For most recreational tournaments, four pools of four teams (16 total) or three pools of five teams (15 total) hit the sweet spot. Enough teams for competitive variety, manageable enough for a single day, and clean bracket math for playoffs.

Set the Match Format

Tournament matches need to be shorter than league matches. If your league plays best-of-three sets to 25, your tournament pool play should be a single game to 21 or two sets to 21. This keeps the schedule moving and prevents the inevitable backlog that kills tournament flow.

Playoff matches can be longer — best of three sets to 21 with a third set to 15 is standard. This gives the elimination rounds more weight without doubling the time commitment.

Whatever format you choose, communicate it clearly before registration. Teams make roster decisions based on format. A doubles team playing best of three is a very different commitment than a doubles team playing a single game to 15.

Build Your Pools

Pool construction is where tournament quality is won or lost. If all the best teams land in the same pool, pool play becomes meaningless and the bracket becomes unbalanced.

Seed teams by perceived strength. If you know the teams (they're from your league), use standings. If you don't know them (open registration from outside), use self-reported skill level and adjust based on any history you have.
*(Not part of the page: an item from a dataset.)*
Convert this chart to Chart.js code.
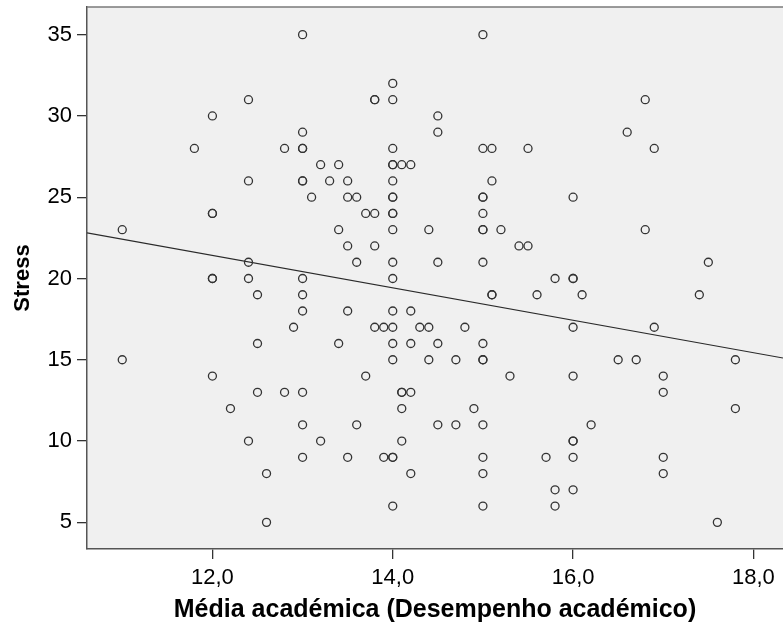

Put the top seeds into separate pools — the first seed in Pool A, second seed in Pool B, third seed in Pool C, fourth seed back to Pool A, and so on (snake draft seeding).

The goal is that the two best teams in the tournament shouldn't meet until the finals. If they meet in pool play, the bracket loses its stakes.

Schedule Pool Play

Round-robin scheduling within pools is straightforward math, but the logistics matter. Every team in a pool plays every other team once. For a pool of four teams, that's six matches. For a pool of five teams, it's ten.

Map each match to a court and a time slot. Make sure no team plays back-to-back without a rest round. If possible, give each team at least one match gap between games. For a four-team pool on a single court, the schedule looks like three rounds of two simultaneous matches, with each team getting one round off.

The team that's off during a round refs. This solves your ref problem and gives teams a clear responsibility. Assign refs to specific matches in the schedule — don't leave it ambiguous or you'll spend the day hunting for refs.

Ref Management

Tournament refs need structure. In league play, the ref assignment is weekly and predictable. In a tournament, refs change every match and the pace is faster.

The cleanest approach: when a team is not playing, they ref. Build it into the schedule explicitly. Pool A, Round 1: Team 1 vs Team 2, ref by Team 3. Round 2: Team 1 vs Team 3, ref by Team 4. Round 3: Team 2 vs Team 3, ref by Team 1. Every team refs, every team knows when.

If you're using digital scoring, give refs a code to enter before they can score — this prevents unauthorized changes and ensures only the assigned ref is entering scores. A simple four-digit code that the tournament director provides works well.

Live Standings During Pool Play

This is the single biggest operational upgrade you can make to a tournament. If teams have to wait for a coordinator to update a whiteboard between rounds, the tournament slows down. If standings update automatically after every match, the tournament runs itself.

Teams check their phone, see where they stand in their pool, and know whether they need to win or can relax. The tournament director sees all pools at once and knows immediately when pool play is complete. Playoff seedings are ready the moment the last match ends.

The alternative — manually tallying wins, sets, and point differentials across multiple pools while also managing court assignments and ref rotations — is how tournament directors burn out.

Transition to Playoffs

When pool play ends, you need to seed the playoff bracket quickly. The top one or two teams from each pool advance. Seeding is determined by pool play record, then head-to-head, then point differential.

Cross-pool matchups in the first round of playoffs prevent rematches from pool play. The first seed from Pool A plays the second seed from Pool B, and vice versa. This rewards pool play performance and guarantees fresh matchups in the bracket.

Announce the bracket immediately after pool play. Teams should see it on their phones before you've even finished explaining it verbally. The gap between pool play ending and playoffs starting should be ten minutes maximum — long enough for a water break, short enough to maintain momentum.

Communication During the Tournament

A tournament is fast-moving and things change. Courts shift, matches run long, weather rolls in. The tournament director needs a way to reach all teams instantly.

The ability to text specific pools or all teams from within the management platform is critical. "Pool B, you're on Court 3 in five minutes." "All teams, we're running fifteen minutes behind — playoffs start at 3:15." These messages need to go out in seconds, not get shouted across a noisy facility.

The Day-Of Checklist

Courts set and nets measured. Schedule printed and posted at each court (backup for digital). Ref assignments confirmed. Scoring system tested. Director's phone charged with backup battery. Water and shade available for teams. Start the first match on time — everything cascades from there.

Run it clean once and teams will register for the next one before they leave. That's the goal.